= STATED TASK =
Find and copy every line in the records that includes the string "script".

Source code of charts

★ ★ ★

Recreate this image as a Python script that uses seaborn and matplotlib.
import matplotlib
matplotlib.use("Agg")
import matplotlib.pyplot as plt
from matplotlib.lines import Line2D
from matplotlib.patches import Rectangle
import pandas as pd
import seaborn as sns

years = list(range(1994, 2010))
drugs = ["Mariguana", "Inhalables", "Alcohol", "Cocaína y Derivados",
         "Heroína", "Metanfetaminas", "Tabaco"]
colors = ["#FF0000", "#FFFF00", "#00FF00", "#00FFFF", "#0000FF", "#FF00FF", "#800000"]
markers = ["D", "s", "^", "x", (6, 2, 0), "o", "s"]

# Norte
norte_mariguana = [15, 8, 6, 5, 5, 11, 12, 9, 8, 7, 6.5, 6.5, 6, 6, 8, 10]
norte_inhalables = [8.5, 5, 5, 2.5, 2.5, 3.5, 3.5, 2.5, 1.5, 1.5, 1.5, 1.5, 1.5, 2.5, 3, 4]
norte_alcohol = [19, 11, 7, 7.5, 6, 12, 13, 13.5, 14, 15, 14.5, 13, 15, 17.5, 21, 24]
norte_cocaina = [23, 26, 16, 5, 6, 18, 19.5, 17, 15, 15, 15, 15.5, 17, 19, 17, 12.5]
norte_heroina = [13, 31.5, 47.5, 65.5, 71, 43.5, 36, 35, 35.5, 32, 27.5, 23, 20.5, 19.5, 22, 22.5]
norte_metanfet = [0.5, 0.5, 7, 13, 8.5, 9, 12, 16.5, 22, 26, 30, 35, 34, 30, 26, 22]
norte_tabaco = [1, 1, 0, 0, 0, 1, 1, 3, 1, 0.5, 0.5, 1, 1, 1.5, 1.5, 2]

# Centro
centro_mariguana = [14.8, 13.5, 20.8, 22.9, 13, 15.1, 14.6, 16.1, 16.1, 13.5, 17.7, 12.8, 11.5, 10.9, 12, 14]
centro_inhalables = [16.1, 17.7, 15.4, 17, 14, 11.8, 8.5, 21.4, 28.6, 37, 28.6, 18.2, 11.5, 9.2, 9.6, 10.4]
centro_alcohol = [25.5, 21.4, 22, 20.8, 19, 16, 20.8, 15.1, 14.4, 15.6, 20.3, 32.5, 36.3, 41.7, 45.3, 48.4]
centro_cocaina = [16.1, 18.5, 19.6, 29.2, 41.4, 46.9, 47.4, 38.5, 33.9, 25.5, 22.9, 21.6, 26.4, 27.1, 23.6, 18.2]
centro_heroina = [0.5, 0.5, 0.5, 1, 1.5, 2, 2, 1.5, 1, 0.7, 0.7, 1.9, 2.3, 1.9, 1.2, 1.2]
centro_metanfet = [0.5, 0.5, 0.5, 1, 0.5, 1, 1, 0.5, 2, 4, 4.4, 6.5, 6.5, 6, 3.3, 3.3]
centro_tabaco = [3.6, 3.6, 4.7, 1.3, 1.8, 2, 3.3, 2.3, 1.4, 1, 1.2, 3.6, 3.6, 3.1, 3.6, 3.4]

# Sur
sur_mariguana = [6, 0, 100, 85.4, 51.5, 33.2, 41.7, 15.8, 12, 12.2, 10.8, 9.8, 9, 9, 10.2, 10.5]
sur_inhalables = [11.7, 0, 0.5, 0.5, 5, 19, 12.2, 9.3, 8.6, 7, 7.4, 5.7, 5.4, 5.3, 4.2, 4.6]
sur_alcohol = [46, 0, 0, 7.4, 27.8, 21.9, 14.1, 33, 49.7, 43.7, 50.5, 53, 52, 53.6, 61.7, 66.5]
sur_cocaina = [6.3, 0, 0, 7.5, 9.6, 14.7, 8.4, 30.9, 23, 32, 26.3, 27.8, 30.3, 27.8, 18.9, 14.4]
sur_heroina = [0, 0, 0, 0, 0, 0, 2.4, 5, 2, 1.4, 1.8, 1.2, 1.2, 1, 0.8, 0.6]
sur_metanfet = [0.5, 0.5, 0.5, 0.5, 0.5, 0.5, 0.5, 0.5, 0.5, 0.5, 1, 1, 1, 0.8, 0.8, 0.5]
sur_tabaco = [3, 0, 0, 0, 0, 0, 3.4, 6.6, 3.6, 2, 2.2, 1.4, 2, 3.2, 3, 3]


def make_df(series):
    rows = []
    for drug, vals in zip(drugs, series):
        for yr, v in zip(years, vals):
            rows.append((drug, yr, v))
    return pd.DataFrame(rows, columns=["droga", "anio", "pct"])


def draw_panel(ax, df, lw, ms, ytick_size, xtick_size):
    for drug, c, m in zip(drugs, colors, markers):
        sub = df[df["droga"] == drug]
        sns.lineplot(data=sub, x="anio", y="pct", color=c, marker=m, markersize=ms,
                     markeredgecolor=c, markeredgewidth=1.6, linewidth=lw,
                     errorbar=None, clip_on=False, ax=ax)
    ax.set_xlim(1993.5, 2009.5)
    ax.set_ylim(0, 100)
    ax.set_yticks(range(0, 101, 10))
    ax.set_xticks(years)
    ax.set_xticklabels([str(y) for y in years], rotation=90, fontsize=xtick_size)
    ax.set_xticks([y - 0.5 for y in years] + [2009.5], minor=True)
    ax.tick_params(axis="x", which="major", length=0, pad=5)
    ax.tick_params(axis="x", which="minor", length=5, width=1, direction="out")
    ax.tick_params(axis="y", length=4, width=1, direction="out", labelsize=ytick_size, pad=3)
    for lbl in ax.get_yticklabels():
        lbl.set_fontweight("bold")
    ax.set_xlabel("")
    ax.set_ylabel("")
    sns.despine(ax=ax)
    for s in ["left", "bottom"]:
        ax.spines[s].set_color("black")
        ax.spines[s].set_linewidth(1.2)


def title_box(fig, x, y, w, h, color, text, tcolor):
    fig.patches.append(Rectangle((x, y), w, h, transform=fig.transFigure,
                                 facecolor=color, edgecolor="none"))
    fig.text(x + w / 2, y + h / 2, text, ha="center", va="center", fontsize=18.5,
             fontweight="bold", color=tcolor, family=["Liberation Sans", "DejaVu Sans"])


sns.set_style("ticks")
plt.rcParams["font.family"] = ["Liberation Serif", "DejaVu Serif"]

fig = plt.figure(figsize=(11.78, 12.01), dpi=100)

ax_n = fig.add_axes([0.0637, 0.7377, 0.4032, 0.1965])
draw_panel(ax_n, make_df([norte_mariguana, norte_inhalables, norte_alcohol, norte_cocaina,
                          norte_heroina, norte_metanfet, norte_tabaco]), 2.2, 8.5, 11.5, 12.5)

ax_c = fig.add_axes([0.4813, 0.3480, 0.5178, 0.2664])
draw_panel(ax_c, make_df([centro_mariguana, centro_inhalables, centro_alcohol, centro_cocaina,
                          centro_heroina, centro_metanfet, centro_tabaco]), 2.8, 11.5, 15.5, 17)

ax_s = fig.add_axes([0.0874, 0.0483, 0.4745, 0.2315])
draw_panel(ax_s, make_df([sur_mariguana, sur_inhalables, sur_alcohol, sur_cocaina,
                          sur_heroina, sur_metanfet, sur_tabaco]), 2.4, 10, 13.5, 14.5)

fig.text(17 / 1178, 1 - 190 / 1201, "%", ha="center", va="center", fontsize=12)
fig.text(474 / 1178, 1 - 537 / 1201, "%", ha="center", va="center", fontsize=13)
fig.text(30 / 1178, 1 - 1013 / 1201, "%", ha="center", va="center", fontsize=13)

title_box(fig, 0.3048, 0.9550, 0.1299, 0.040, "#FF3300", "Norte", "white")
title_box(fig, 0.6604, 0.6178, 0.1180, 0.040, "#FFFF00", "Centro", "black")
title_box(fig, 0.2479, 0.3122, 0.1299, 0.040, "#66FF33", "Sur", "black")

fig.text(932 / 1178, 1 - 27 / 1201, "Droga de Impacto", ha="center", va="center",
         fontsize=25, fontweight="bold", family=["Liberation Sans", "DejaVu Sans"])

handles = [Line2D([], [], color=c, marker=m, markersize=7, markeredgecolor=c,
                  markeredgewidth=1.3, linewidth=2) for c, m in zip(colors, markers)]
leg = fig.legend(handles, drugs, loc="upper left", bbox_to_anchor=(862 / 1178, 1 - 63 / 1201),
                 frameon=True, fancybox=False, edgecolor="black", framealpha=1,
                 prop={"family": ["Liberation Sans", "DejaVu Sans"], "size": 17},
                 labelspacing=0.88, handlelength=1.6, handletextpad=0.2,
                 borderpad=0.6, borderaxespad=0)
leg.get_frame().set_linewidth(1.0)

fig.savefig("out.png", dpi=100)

★ ★ ★

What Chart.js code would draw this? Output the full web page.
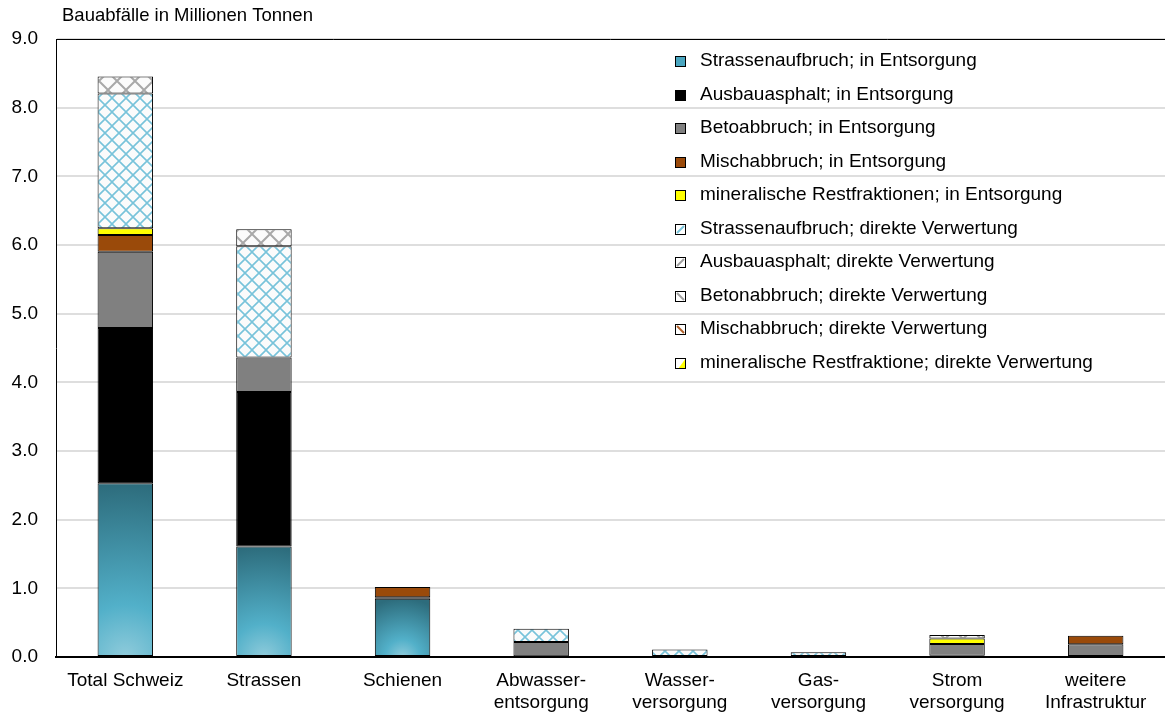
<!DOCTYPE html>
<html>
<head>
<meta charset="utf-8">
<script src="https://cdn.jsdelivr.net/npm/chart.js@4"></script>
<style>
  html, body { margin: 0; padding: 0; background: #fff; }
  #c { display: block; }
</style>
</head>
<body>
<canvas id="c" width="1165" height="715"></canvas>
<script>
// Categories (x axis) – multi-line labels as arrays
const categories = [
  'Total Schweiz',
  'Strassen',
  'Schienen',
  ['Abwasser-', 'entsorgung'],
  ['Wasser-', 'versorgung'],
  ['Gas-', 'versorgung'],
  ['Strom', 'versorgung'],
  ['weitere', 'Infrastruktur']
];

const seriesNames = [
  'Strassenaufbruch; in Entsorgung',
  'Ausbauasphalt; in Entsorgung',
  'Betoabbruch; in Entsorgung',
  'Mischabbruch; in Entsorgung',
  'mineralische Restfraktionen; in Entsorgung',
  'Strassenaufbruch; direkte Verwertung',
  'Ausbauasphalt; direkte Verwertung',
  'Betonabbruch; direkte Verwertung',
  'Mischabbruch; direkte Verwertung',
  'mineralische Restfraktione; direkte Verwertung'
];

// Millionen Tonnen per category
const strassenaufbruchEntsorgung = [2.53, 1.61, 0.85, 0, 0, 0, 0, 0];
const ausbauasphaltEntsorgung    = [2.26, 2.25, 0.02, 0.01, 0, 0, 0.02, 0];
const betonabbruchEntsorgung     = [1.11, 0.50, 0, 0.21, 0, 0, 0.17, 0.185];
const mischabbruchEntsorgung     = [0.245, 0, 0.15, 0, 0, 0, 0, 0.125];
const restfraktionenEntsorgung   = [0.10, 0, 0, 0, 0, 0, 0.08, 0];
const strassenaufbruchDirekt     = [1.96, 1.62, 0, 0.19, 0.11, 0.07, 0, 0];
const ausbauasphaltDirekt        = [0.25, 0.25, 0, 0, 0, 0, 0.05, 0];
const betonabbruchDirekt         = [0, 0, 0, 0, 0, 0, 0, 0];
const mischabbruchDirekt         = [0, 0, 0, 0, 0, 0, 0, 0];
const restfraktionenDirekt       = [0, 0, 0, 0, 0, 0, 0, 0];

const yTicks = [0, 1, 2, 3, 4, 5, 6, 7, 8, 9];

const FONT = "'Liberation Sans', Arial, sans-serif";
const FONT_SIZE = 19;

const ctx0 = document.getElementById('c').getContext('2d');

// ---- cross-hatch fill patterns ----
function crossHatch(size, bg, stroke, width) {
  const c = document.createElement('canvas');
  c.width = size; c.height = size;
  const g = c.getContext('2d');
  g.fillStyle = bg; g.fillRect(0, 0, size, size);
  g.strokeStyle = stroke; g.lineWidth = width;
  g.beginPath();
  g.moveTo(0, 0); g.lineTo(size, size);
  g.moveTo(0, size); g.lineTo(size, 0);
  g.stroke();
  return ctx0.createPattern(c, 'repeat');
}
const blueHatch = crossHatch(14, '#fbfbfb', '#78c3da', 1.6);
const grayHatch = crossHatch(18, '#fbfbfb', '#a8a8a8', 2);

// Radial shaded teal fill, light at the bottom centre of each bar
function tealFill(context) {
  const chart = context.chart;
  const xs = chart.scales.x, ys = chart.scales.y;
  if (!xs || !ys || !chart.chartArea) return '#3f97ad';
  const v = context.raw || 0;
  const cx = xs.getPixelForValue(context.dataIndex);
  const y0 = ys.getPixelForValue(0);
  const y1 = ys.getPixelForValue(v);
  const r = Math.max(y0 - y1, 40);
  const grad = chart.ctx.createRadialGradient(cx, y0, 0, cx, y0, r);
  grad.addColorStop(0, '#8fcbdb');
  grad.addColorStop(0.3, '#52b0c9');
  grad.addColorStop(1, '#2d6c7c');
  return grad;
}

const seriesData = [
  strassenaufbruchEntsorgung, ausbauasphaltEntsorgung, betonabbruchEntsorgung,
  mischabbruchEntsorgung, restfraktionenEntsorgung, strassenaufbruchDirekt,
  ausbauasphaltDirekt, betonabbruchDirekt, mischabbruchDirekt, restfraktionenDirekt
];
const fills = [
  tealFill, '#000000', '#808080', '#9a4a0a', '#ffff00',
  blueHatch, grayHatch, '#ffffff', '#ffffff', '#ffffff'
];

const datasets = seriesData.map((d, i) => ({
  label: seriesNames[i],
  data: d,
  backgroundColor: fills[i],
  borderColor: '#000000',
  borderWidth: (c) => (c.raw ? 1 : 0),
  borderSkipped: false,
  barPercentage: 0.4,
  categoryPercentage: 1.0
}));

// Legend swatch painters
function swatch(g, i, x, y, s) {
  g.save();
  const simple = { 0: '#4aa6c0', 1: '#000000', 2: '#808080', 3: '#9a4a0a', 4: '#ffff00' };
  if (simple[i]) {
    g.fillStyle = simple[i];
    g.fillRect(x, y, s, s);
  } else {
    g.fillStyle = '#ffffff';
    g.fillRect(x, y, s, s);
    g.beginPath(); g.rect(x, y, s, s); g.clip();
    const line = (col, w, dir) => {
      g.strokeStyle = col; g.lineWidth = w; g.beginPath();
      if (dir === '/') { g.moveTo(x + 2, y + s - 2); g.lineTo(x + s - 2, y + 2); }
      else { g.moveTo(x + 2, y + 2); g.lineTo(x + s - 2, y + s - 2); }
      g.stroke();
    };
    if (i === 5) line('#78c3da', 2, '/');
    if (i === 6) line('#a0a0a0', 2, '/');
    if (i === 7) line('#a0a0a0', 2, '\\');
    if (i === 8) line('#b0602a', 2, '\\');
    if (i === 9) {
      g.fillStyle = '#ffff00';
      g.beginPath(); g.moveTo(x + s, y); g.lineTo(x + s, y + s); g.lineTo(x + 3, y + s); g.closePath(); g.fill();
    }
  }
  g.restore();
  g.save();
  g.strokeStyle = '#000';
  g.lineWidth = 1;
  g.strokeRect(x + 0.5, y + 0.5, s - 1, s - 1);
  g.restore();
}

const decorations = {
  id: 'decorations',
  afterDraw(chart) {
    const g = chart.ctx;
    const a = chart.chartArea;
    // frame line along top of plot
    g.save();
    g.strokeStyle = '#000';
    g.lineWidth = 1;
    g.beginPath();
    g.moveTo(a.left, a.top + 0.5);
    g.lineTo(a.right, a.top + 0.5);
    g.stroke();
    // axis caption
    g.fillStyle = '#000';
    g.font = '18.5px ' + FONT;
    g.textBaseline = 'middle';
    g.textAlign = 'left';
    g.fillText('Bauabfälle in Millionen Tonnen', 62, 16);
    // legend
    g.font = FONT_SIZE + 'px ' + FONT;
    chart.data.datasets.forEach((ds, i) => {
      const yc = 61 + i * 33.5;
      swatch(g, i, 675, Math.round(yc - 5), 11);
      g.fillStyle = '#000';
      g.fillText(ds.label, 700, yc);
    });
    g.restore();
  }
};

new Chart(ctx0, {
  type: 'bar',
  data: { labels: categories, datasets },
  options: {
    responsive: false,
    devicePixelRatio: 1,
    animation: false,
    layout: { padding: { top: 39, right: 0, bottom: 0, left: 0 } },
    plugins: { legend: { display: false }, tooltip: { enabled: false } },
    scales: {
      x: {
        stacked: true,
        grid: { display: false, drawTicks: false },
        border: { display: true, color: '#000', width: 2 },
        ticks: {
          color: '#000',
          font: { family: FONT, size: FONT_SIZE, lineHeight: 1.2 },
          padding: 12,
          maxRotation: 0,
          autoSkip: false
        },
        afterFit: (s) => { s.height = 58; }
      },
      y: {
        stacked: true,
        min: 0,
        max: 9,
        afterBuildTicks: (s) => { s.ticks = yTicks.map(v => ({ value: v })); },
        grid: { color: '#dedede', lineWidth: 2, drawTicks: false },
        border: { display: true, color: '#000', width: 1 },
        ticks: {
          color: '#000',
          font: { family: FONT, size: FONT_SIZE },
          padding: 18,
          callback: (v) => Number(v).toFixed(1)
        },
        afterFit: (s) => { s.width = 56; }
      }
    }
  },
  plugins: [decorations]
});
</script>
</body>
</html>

★ ★ ★

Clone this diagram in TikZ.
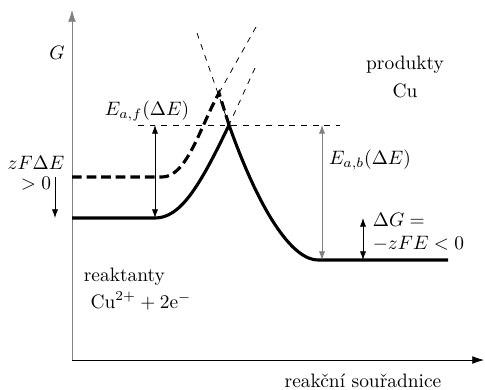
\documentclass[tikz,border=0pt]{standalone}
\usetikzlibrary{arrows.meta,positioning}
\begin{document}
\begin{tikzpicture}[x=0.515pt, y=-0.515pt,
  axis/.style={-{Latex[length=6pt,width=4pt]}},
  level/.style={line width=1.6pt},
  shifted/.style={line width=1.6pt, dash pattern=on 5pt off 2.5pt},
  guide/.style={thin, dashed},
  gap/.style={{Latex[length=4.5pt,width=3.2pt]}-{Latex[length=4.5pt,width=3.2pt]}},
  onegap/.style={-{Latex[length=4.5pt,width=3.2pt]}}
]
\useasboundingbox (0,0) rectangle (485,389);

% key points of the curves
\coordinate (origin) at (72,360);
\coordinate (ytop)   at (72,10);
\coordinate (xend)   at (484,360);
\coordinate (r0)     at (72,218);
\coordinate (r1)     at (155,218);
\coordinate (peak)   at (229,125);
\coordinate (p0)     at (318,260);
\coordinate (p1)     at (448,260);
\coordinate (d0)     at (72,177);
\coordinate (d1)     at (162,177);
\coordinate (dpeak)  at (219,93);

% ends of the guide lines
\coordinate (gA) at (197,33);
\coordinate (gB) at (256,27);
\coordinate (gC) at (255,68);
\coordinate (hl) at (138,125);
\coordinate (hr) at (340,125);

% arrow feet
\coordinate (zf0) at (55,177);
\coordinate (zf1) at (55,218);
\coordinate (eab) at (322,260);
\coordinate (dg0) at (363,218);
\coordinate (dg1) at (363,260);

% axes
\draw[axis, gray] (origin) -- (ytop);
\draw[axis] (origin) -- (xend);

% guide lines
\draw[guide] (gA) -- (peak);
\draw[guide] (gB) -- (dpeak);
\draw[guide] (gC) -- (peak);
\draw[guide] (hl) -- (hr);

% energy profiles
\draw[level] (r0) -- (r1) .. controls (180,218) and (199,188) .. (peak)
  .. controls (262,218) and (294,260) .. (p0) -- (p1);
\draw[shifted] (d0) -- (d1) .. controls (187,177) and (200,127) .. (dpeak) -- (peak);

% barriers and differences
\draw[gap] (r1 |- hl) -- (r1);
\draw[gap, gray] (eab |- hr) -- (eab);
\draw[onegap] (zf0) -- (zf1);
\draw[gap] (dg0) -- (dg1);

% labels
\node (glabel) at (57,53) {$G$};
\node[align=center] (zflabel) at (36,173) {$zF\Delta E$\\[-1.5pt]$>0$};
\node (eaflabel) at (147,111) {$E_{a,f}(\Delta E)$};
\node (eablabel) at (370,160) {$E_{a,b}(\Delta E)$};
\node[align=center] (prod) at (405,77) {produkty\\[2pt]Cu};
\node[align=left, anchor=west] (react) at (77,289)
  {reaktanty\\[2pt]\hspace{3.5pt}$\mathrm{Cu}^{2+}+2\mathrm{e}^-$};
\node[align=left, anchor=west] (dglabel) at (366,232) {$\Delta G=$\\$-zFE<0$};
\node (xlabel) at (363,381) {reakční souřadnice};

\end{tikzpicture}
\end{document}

★ ★ ★

= FULL OUTPUT =
Recreate this image as a Python script that uses seaborn and matplotlib.
<script src="https://cdn.jsdelivr.net/npm/chart.js@4"></script>
<script>
</script>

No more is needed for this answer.